1. Requires Human Insight
Machines don’t always understand subtle details in the same way people do. Even with advanced technology, people’s judgment and knowledge are still critical to tackling complicated cases or catching any issues the algorithms miss.
2. Data Quality
The effectiveness of AI used for credit repair depends on the precision of the data it analyzes. Outdated or incorrect information in credit reports could lead the software to propose disputes or fixes that won’t work.
Companies must ensure credit reports have complete and up-to-date details to truly benefit from AI credit restoration tools. Clean, reliable data is also essential for the technology to function properly.

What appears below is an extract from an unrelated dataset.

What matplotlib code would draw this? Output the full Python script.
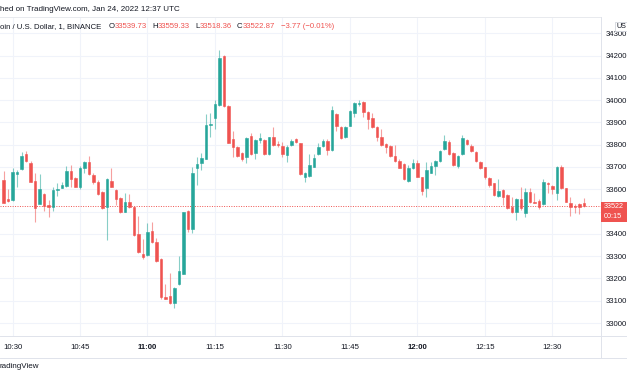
import numpy as np
import matplotlib
matplotlib.use("Agg")
from matplotlib import pyplot as plt
from matplotlib.lines import Line2D
from matplotlib.patches import Rectangle

# BTC/USD 1 minute candles, Binance, Jan 24 2022, 10:28 .. 12:37 UTC
opens = [33642, 33557, 33551, 33670, 33690, 33758, 33720, 33637, 33535, 33578,
         33528, 33519, 33596, 33607, 33615, 33682, 33650, 33609, 33697, 33724,
         33664, 33634, 33589, 33519, 33639, 33597, 33560, 33500, 33542, 33522,
         33398, 33308, 33305, 33414, 33362, 33286, 33117, 33121, 33091, 33174,
         33220, 33504, 33422, 33694, 33720, 33736, 33887, 33922, 33978, 34198,
         33974, 33824, 33791, 33764, 33746, 33839, 33762, 33821, 33821, 33758,
         33833, 33802, 33794, 33754, 33799, 33826, 33807, 33657, 33660, 33702,
         33757, 33794, 33818, 33776, 33938, 33878, 33833, 33886, 33944, 33982,
         33993, 33948, 33919, 33881, 33833, 33803, 33794, 33750, 33727, 33714,
         33637, 33697, 33717, 33654, 33605, 33675, 33706, 33727, 33780, 33814,
         33764, 33706, 33758, 33821, 33796, 33769, 33724, 33699, 33652, 33627,
         33570, 33597, 33574, 33522, 33500, 33558, 33495, 33587, 33545, 33549,
         33533, 33630, 33615, 33585, 33702, 33605, 33540, 33525, 33533, 33539.73]
highs = [33684, 33600, 33694, 33687, 33769, 33773, 33727, 33672, 33667, 33582,
         33552, 33609, 33627, 33634, 33705, 33709, 33657, 33705, 33727, 33750,
         33675, 33642, 33592, 33650, 33694, 33600, 33567, 33582, 33578, 33525,
         33482, 33377, 33450, 33452, 33380, 33290, 33174, 33223, 33163, 33301,
         33500, 33507, 33699, 33744, 33762, 33938, 33944, 34001, 34225, 34203,
         33978, 33862, 33794, 33769, 33833, 33854, 33826, 33854, 33826, 33836,
         33878, 33818, 33814, 33799, 33826, 33829, 33809, 33676, 33758, 33757,
         33807, 33824, 33824, 33974, 33944, 33884, 33884, 33956, 33991, 34001,
         33998, 33953, 33941, 33884, 33869, 33807, 33799, 33799, 33735, 33717,
         33709, 33735, 33732, 33657, 33724, 33724, 33732, 33776, 33844, 33821,
         33769, 33754, 33844, 33824, 33802, 33772, 33727, 33702, 33654, 33630,
         33645, 33600, 33578, 33564, 33560, 33612, 33605, 33605, 33582, 33555,
         33645, 33634, 33619, 33705, 33709, 33607, 33564, 33533, 33537, 33559.33]
lows = [33537, 33545, 33549, 33612, 33687, 33724, 33632, 33455, 33534, 33504,
        33477, 33504, 33570, 33605, 33612, 33612, 33609, 33600, 33672, 33664,
        33624, 33574, 33510, 33373, 33609, 33530, 33495, 33497, 33518, 33392,
        33313, 33287, 33302, 33358, 33275, 33108, 33106, 33085, 33069, 33171,
        33219, 33410, 33403, 33619, 33687, 33735, 33836, 33869, 33975, 33971,
        33807, 33744, 33746, 33728, 33720, 33754, 33735, 33807, 33754, 33754,
        33796, 33789, 33744, 33724, 33796, 33809, 33664, 33632, 33654, 33699,
        33754, 33791, 33754, 33773, 33863, 33826, 33829, 33884, 33923, 33974,
        33926, 33869, 33874, 33817, 33794, 33764, 33746, 33724, 33694, 33642,
        33634, 33690, 33654, 33574, 33564, 33672, 33664, 33724, 33776, 33754,
        33705, 33694, 33754, 33799, 33769, 33724, 33690, 33645, 33612, 33570,
        33567, 33530, 33512, 33495, 33462, 33507, 33477, 33537, 33537, 33510,
        33530, 33582, 33579, 33552, 33600, 33542, 33480, 33492, 33489, 33518.36]
closes = [33540, 33548, 33678, 33676, 33750, 33728, 33634, 33518, 33600, 33525,
          33522, 33597, 33603, 33619, 33682, 33648, 33609, 33694, 33721, 33669,
          33634, 33579, 33515, 33645, 33612, 33557, 33500, 33545, 33522, 33395,
          33317, 33295, 33407, 33362, 33280, 33115, 33109, 33089, 33159, 33234,
          33497, 33422, 33675, 33714, 33742, 33889, 33893, 33983, 34188, 33975,
          33809, 33789, 33750, 33736, 33829, 33758, 33821, 33829, 33757, 33833,
          33799, 33798, 33757, 33791, 33818, 33811, 33669, 33672, 33709, 33742,
          33789, 33818, 33776, 33956, 33886, 33829, 33881, 33953, 33986, 33989,
          33948, 33914, 33878, 33836, 33799, 33789, 33750, 33727, 33697, 33645,
          33697, 33717, 33657, 33594, 33687, 33705, 33727, 33772, 33818, 33758,
          33709, 33750, 33829, 33802, 33773, 33727, 33694, 33654, 33619, 33574,
          33594, 33567, 33515, 33497, 33555, 33515, 33589, 33545, 33540, 33522,
          33634, 33623, 33600, 33702, 33605, 33545, 33522, 33519, 33522, 33522.87]

# minutes after 10:28 for the time axis
timeTicks = [2, 17, 32, 47, 62, 77, 92, 107, 122]
timeLabels = ["10:30", "10:45", "11:00", "11:15", "11:30", "11:45", "12:00", "12:15", "12:30"]
priceTicks = [33000, 33100, 33200, 33300, 33400, 33500, 33600, 33700,
              33800, 33900, 34000, 34100, 34200, 34300]
lastPrice = 33522.87
legendParts = [("O", "33539.73"), ("H", "33559.33"), ("L", "33518.36"), ("C", "33522.87")]
changeText = "\u22123.77 (\u22120.01%)"

UP = "#26a69a"
DOWN = "#ef5350"
TXT = "#131722"
GRID = "#f0f3fa"
FONT = "Liberation Sans"
FS = 5.6

W, H = 627, 376
def fx(px):
    return px / W
def fy(py):
    return 1 - py / H

fig = plt.figure(figsize=(W / 100, H / 100), dpi=100)
fig.patch.set_facecolor("white")
ax = fig.add_axes([0, fy(336), fx(601), (336 - 17) / H])

o = np.array(opens); c = np.array(closes)
hi = np.array(highs); lo = np.array(lows)
x = np.arange(len(o))
up = c >= o
cols = [UP if u else DOWN for u in up]

ax.vlines(x, lo, hi, colors=cols, linewidth=0.8, alpha=0.55, zorder=2)
ax.bar(x, np.abs(c - o), bottom=np.minimum(o, c), width=0.66,
       color=cols, edgecolor=cols, linewidth=0.4, zorder=3)

ax.axhline(lastPrice, color=DOWN, linestyle=(0, (1, 1.5)), linewidth=0.7, zorder=1)

ax.set_xlim(-0.778, 132.78)
ax.set_ylim(32941.7, 34373)

ax.set_xticks(timeTicks)
ax.set_xticklabels(timeLabels)
ax.set_yticks(priceTicks)
# the 33500 label sits under the last price tag
ax.set_yticklabels(["" if p == 33500 else str(p) for p in priceTicks])
ax.yaxis.tick_right()
ax.tick_params(axis="both", length=0, labelsize=FS, labelcolor=TXT)
ax.tick_params(axis="y", pad=3.5)
ax.tick_params(axis="x", pad=6)
for lab in ax.get_xticklabels() + ax.get_yticklabels():
    lab.set_fontfamily(FONT)
for lab in ax.get_xticklabels():
    if lab.get_text() in ("11:00", "12:00"):
        lab.set_fontweight("bold")
ax.grid(True, color=GRID, linewidth=0.8, zorder=0)
ax.set_axisbelow(True)
for s in ["left", "right", "bottom"]:
    ax.spines[s].set_visible(False)
ax.spines["top"].set_color("#e8eaee")
ax.spines["top"].set_linewidth(0.7)

# panel separators
sep = "#e0e3eb"
fig.add_artist(Line2D([fx(601), fx(601)], [fy(17), fy(358)], color=sep, lw=0.7))
fig.add_artist(Line2D([0, 1], [fy(336), fy(336)], color=sep, lw=0.7))
fig.add_artist(Line2D([0, 1], [fy(358), fy(358)], color=sep, lw=0.7))

# header texts
fig.text(fx(0), fy(9.5), "hed on TradingView.com, Jan 24, 2022 12:37 UTC",
         fontsize=5.8, color=TXT, family=FONT, va="center", ha="left")
fig.text(fx(0), fy(27), "oin / U.S. Dollar, 1, BINANCE",
         fontsize=FS, color=TXT, family=FONT, va="center", ha="left")

# OHLC legend, each piece placed right after the previous one
prev = None
for i, (letter, val) in enumerate(legendParts):
    if i == 0:
        lt = fig.text(fx(108.5), fy(27), letter, fontsize=FS, color=TXT,
                      family=FONT, va="center")
    else:
        lt = ax.annotate(letter, xy=(1, 0.5), xycoords=prev, xytext=(3.6, 0),
                         textcoords="offset points", fontsize=FS, color=TXT,
                         family=FONT, va="center", annotation_clip=False)
    prev = ax.annotate(val, xy=(1, 0.5), xycoords=lt, xytext=(0.3, 0),
                       textcoords="offset points", fontsize=FS, color=DOWN,
                       family=FONT, va="center", annotation_clip=False)
ax.annotate(changeText, xy=(1, 0.5), xycoords=prev, xytext=(4, 0),
            textcoords="offset points", fontsize=FS, color=DOWN,
            family=FONT, va="center", annotation_clip=False)

# currency box top right
fig.add_artist(Rectangle((fx(614.5), fy(31)), fx(13), (31 - 21.5) / H,
                         facecolor="white", edgecolor="#d1d4dc", lw=0.6, zorder=5))
fig.text(fx(616.5), fy(26.3), "US", fontsize=5.2, color=TXT, family=FONT,
         va="center", zorder=6)

# last price label
fig.add_artist(Rectangle((fx(600.5), fy(222)), fx(27), 20.3 / H,
                         facecolor=DOWN, edgecolor="none", zorder=5))
fig.text(fx(604), fy(206.5), "33522", fontsize=5.2, color="white", family=FONT,
         va="center", zorder=6)
fig.text(fx(604), fy(217), "00:15", fontsize=5.2, color="white", family=FONT,
         va="center", zorder=6)

fig.text(fx(0), fy(366), "radingView", fontsize=5.8, color=TXT, family=FONT,
         va="center", ha="left")

fig.savefig("out.png", dpi=100, facecolor="white")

3. Selecting a Credit Repair Software
It is essential to pick the right AI for credit repair. Features, security, integration, and cost should all be examined. Evaluate what capabilities, like dispute handling or monitoring, are included. Protecting sensitive financial data should be a top priority; look for strong security measures. Compatibility with current systems can streamline workflows. Compare subscription models factoring the volume of credit reports processed and features to identify the most cost-effective option.
Endnote
Credit repair software will only become more sophisticated as AI algorithms continue learning from ever-larger datasets. The benefits are clear: faster turnarounds mean accelerated credit score improvements. Improved scores translate directly to terms on loans and lines of credit. Better borrowing options expand opportunities to access additional capital and fuel continued growth.